Her dört yılda bir seçim yapıyoruz, sandığa gidiyoruz. Mecliste görmek istediğimiz partilere oy veriyoruz. Seçilen milletvekilleri halk adına, halkın sorunları adına çözüm üretmesi adına, mesaisini harcasın diye yetki veriyoruz. Adına, TÜRKİYE CUMHURİYETİ MİLLETVEKİLİ dediğimiz, saygıdeğer(!) vekillerimizi meclis salonlarında uyusun diye meclise göndermiyoruz. Ne yapıyoruz? Seçiyoruz, milletvekillerini oto kontrol yok, denetim yok. Sadece özel işlerimiz düştüğünde, iş başvurusu, tayin, atama, görevde usulsüz yükselme… gibi  birçok boş ve anlamsız konularda işimizi gördüğümüzde ve bu işleri başarılı bir şekilde lehimize sonuçlandırdığımızda o, milletvekili bizim fenomenimiz, değişmezimiz oluyor. Türkiye’de milletvekilliği görev tanımı maalesef bu, acı gerçeğimiz. Asla kabullenemeyeceğimiz gerçeğimiz.
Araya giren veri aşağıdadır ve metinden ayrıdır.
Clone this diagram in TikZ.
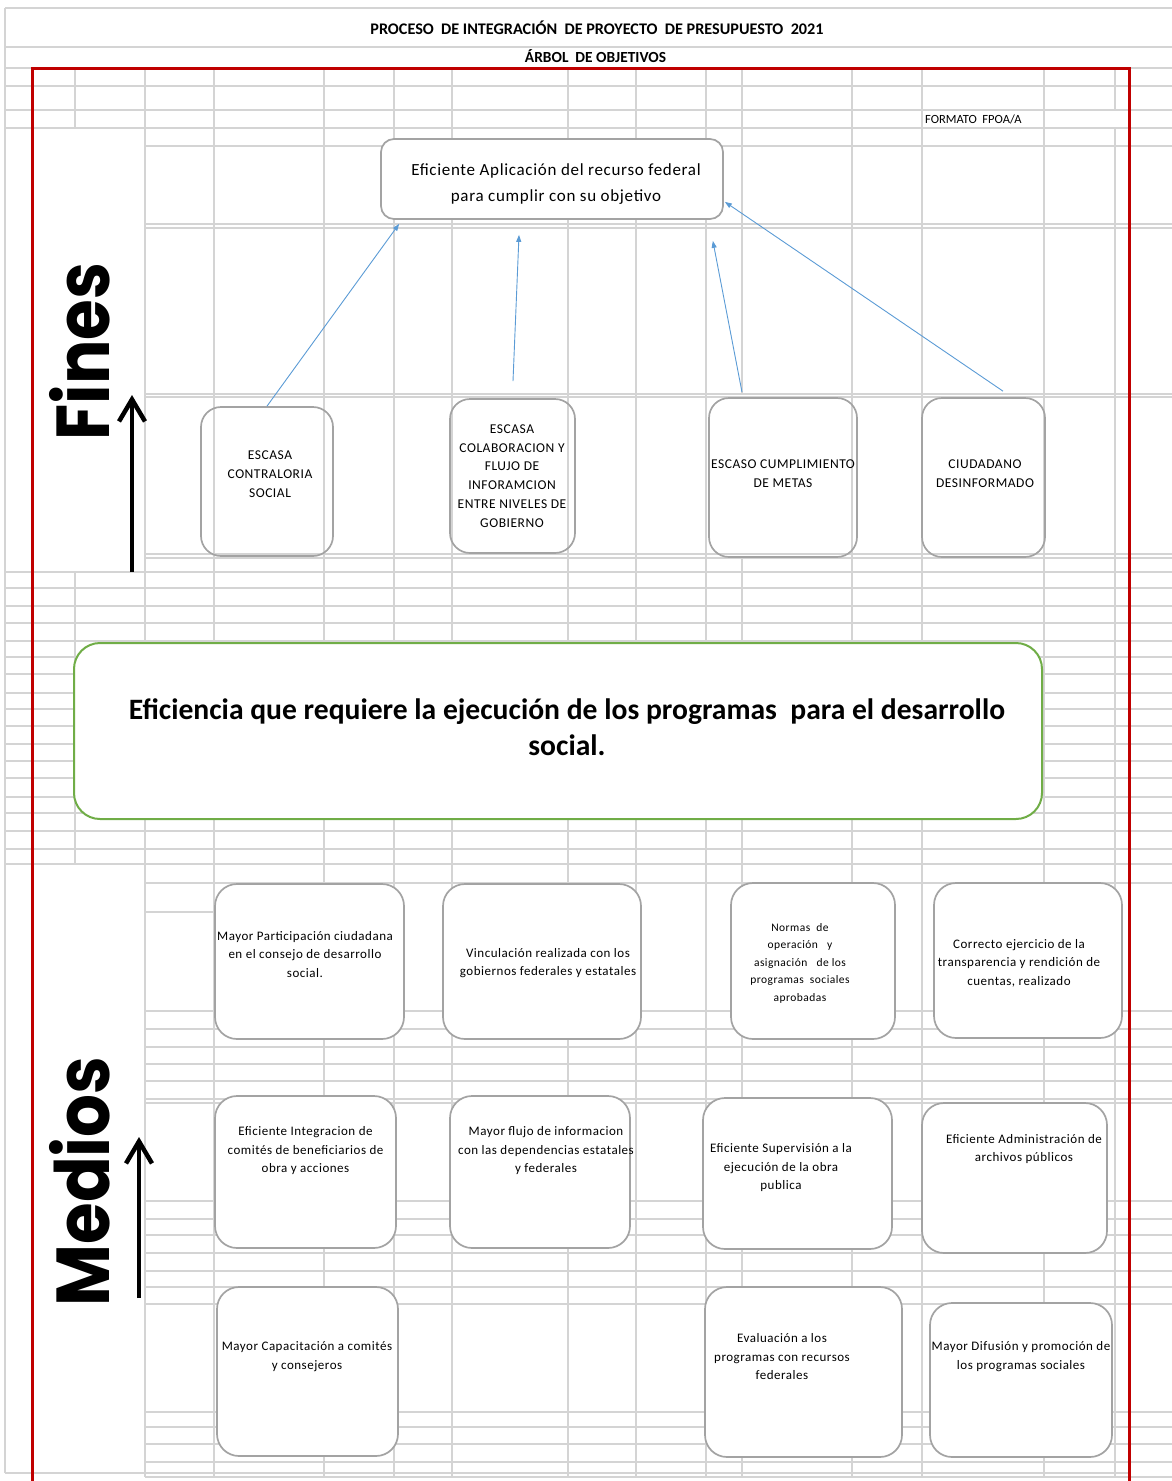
\documentclass[tikz,border=0pt]{standalone}
\usepackage{fontspec}
\usepackage{graphicx}
\setmainfont{Carlito}
\newfontfamily\spacedfont{Carlito}[LetterSpace = 4]
\newfontfamily\sidefont{Poppins Bold}
\usetikzlibrary{calc, fit, arrows.meta}

\definecolor{gridgrey}{HTML}{D4D4D4}
\definecolor{boxgrey}{HTML}{A3A3A3}
\definecolor{framered}{HTML}{C00000}
\definecolor{goalgreen}{HTML}{70AD47}
\definecolor{linkblue}{HTML}{5B9BD5}

\begin{document}
\begin{tikzpicture}[x = 1pt, y = -1pt,
		grid line/.style = {draw = gridgrey, line width = 1.4pt},
		cell box/.style = {draw = boxgrey, line width = 1.7pt, fill = white, inner sep = 0pt, rounded corners = 22pt},
		fin box/.style = {cell box, fill = none, rounded corners = 20pt},
		goal box/.style = {draw = goalgreen, line width = 2pt, fill = white, inner sep = 0pt, rounded corners = 26pt},
		top text/.style = {align = center, inner sep = 0pt, font = \spacedfont\fontsize{17}{26}\selectfont},
		fin text/.style = {align = center, inner sep = 0pt, font = \spacedfont\fontsize{13.5}{18.8}\selectfont},
		medio text/.style = {align = center, inner sep = 0pt, font = \spacedfont\fontsize{13}{18.5}\selectfont},
		link/.style = {draw = linkblue, line width = 0.9pt, -{Triangle[length = 7pt, width = 5pt]}},
		side arrow/.style = {line width = 4.5pt, -{Straight Barb[length = 22pt, width = 26pt]}},
		side label/.style = {rotate = 90, anchor = south, inner sep = 0pt, font = \sidefont\fontsize{75}{75}\selectfont}]
		\def\gridright{1172};
		\def\gridbottom{1477};

		\useasboundingbox (0,0) rectangle (1172,1481);

		\foreach \y in {8, 47, 68, 86, 110, 128, 572, 588, 606, 623, 641, 657, 674, 693, 709, 726, 744, 761, 778, 797, 813, 831, 849, 864}
			\draw [grid line] (5,\y) -- (\gridright,\y);
		\foreach \y in {146, 224, 228, 394, 397, 554, 558, 883, 1011, 1029, 1047, 1064, 1081, 1099, 1103, 1201, 1219, 1235, 1253, 1271, 1287, 1304, 1412, 1427, 1444, 1462, \gridbottom}
			\draw [grid line] (145,\y) -- (\gridright,\y);
		\draw [grid line] (145,912) -- (214,912) (568,912) -- (636,912) (1044,912) -- (1115,912);
		\draw [grid line] (5,1473) -- (1129,1473);

		\foreach \x in {145, 214, 324, 394, 452, 568, 636, 706, 852, 922, 1044}
			\draw [grid line] (\x,68) -- (\x,\gridbottom);
		\draw [grid line] (742,68) -- (742,394) (742,558) -- (742,\gridbottom);
		\draw [grid line] (1115,68) -- (1115,110) (1115,128) -- (1115,\gridbottom);
		\draw [grid line] (75,68) -- (75,128) (75,572) -- (75,864);
		\draw [grid line] (5,8) -- (5,1473);

		\draw [draw = framered, line width = 3pt] (32,1481) -- (32,68) -- (1129,68) -- (1129,1481);

		\node [font = \bfseries\fontsize{16.2}{16.2}\selectfont] (title) at (597,28) {PROCESO \ DE INTEGRACIÓN \ DE PROYECTO \ DE PRESUPUESTO \ 2021};
		\node [font = \bfseries\fontsize{15.4}{15.4}\selectfont] (subtitle) at (595.5,56) {ÁRBOL \ DE OBJETIVOS};
		\node [anchor = west, inner sep = 0pt, font = \fontsize{12.5}{12.5}\selectfont] (formato) at (925,119) {FORMATO \ FPOA/A};

		\node [cell box, rounded corners = 13pt, fit = {(381,139) (723,219)}] (aplicacion box) {};
		\node [top text] (aplicacion text) at (556,184) {Eficiente Aplicación del recurso federal\\para cumplir con su objetivo};

		\node [fin box, fit = {(201,407) (333,556)}] (fin 1 box) {};
		\node [fin text] (fin 1 text) at (270,474) {ESCASA\\CONTRALORIA\\SOCIAL};
		\node [fin box, fit = {(450,399) (575,553)}] (fin 2 box) {};
		\node [fin text] (fin 2 text) at (512,476) {ESCASA\\COLABORACION Y\\FLUJO DE\\INFORAMCION\\ENTRE NIVELES DE\\GOBIERNO};
		\node [fin box, fit = {(709,398) (857,557)}] (fin 3 box) {};
		\node [fin text] (fin 3 text) at (783,474) {ESCASO CUMPLIMIENTO\\DE METAS};
		\node [fin box, fit = {(922,398) (1045,557)}] (fin 4 box) {};
		\node [fin text] (fin 4 text) at (985,474) {CIUDADANO\\DESINFORMADO};

		\draw [link] (fin 1 box.north) -- ($ (aplicacion box.south west) + (19,4) $);
		\draw [link] ($ (fin 2 box.north) + (0.5,-17) $) -- ($ (aplicacion box.south) + (-33,15) $);
		\draw [link] ($ (fin 3 box.north) + (-41,-5) $) -- ($ (aplicacion box.south east) + (-11,21) $);
		\draw [link] ($ (fin 4 box.north) + (19.5,-6) $) -- ($ (aplicacion box.south east) + (1,-18) $);

		\node [goal box, fit = {(74,643) (1042,819)}] (eficiencia box) {};
		\node [align = center, inner sep = 0pt, font = \bfseries\fontsize{29.6}{36}\selectfont] (eficiencia text) at (567,727) {Eficiencia que requiere la ejecución de los programas \ para el desarrollo\\social.};

		\node [cell box, fit = {(215,884) (404,1039)}] (medio 1 1 box) {};
		\node [medio text] (medio 1 1 text) at (305,954.5) {Mayor Participación ciudadana\\en el consejo de desarrollo\\social.};
		\node [cell box, fit = {(443,884) (641,1039)}] (medio 1 2 box) {};
		\node [medio text] (medio 1 2 text) at (548,963) {Vinculación realizada con los\\gobiernos federales y estatales};
		\node [cell box, fit = {(731,883) (895,1039)}] (medio 1 3 box) {};
		\node [medio text, font = \spacedfont\fontsize{11.5}{17.5}\selectfont] (medio 1 3 text) at (800,963) {Normas \ de\\operación \ \ y\\asignación \ \ de los\\programas \ sociales\\aprobadas};
		\node [cell box, fit = {(934,883) (1122,1038)}] (medio 1 4 box) {};
		\node [medio text] (medio 1 4 text) at (1019,963) {Correcto ejercicio de la\\transparencia y rendición de\\cuentas, realizado};

		\node [cell box, fit = {(215,1096) (396,1248)}] (medio 2 1 box) {};
		\node [medio text] (medio 2 1 text) at (305.5,1151) {Eficiente Integracion de\\comités de beneficiarios de\\obra y acciones};
		\node [cell box, fit = {(450,1096) (630,1248)}] (medio 2 2 box) {};
		\node [medio text] (medio 2 2 text) at (546,1151) {Mayor flujo de informacion\\con las dependencias estatales\\y federales};
		\node [cell box, fit = {(703,1098) (892,1249)}] (medio 2 3 box) {};
		\node [medio text] (medio 2 3 text) at (781,1168) {Eficiente Supervisión a la\\ejecución de la obra\\publica};
		\node [cell box, fit = {(922,1103) (1107,1253)}] (medio 2 4 box) {};
		\node [medio text] (medio 2 4 text) at (1024,1149) {Eficiente Administración de\\archivos públicos};

		\node [cell box, fit = {(217,1287) (398,1456)}] (medio 3 1 box) {};
		\node [medio text] (medio 3 1 text) at (307,1356.5) {Mayor Capacitación a comités\\y consejeros};
		\node [cell box, fit = {(705,1287) (902,1457)}] (medio 3 3 box) {};
		\node [medio text] (medio 3 3 text) at (782,1357) {Evaluación a los\\programas con recursos\\federales};
		\node [cell box, fit = {(930,1303) (1112,1457)}] (medio 3 4 box) {};
		\node [medio text] (medio 3 4 text) at (1021,1356.5) {Mayor Difusión y promoción de\\los programas sociales};

		\node [side label] (fines) at (110,351.5) {\scalebox{0.88}[1]{Fines}};
		\node [side label] (medios) at (110,1181.5) {\scalebox{0.9}[1]{Medios}};

		\coordinate (fines foot) at (132,572);
		\coordinate (fines tip) at (132,395);
		\draw [side arrow] (fines foot) -- (fines tip);
		\coordinate (medios foot) at (139,1298);
		\coordinate (medios tip) at (139,1137);
		\draw [side arrow] (medios foot) -- (medios tip);
	\end{tikzpicture}
\end{document}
Milletvekilleri adı üstünde halkı temsil ederler. Bu temsil yetkisi ile ellerindeki yetkileri halkın menfaatleri doğrultusunda kullanmaları gerekirken, yasa yapma hakkı verdiğimiz vekiller azınlıklar dâhil birçok insanın temsilde adalet hakkının savunulması adına proje üretmeleri gerekirken, tek başlılık adı altında diğer düşüncelerde olan insanları (kendisi gibi düşünmeyen insanlar) meclise sokmamak için yükseltilen seçim barajı düşürülmemiş… Bunda kasıt arıyorum ve bundan eminim birçok insan en az benim kadar rahatsızdır!
Sonuç olarak sözü fazla uzatmadan şuan büyük meclis çatısı altından toplanmış sayısı  beş yüz elliye varan milletvekillerinin yapması gerekeni bir kadın tek başına yapıyor. Temsilde adaletten bahis etmek sizce mümkün mü? Hayır. Yüreğini  ortaya koyarak azınlıkların hakkının aranması adına hatta eski eşinin bir siyasi olmasına aldırmadan yollara düşen kadına Sayın Aylin Kotil Hanım efendiye kucak dolusu saygılarımı, sevgileri mi gönderiyor, mecliste görev yapan milletvekillerini istifaya çağırıyorum.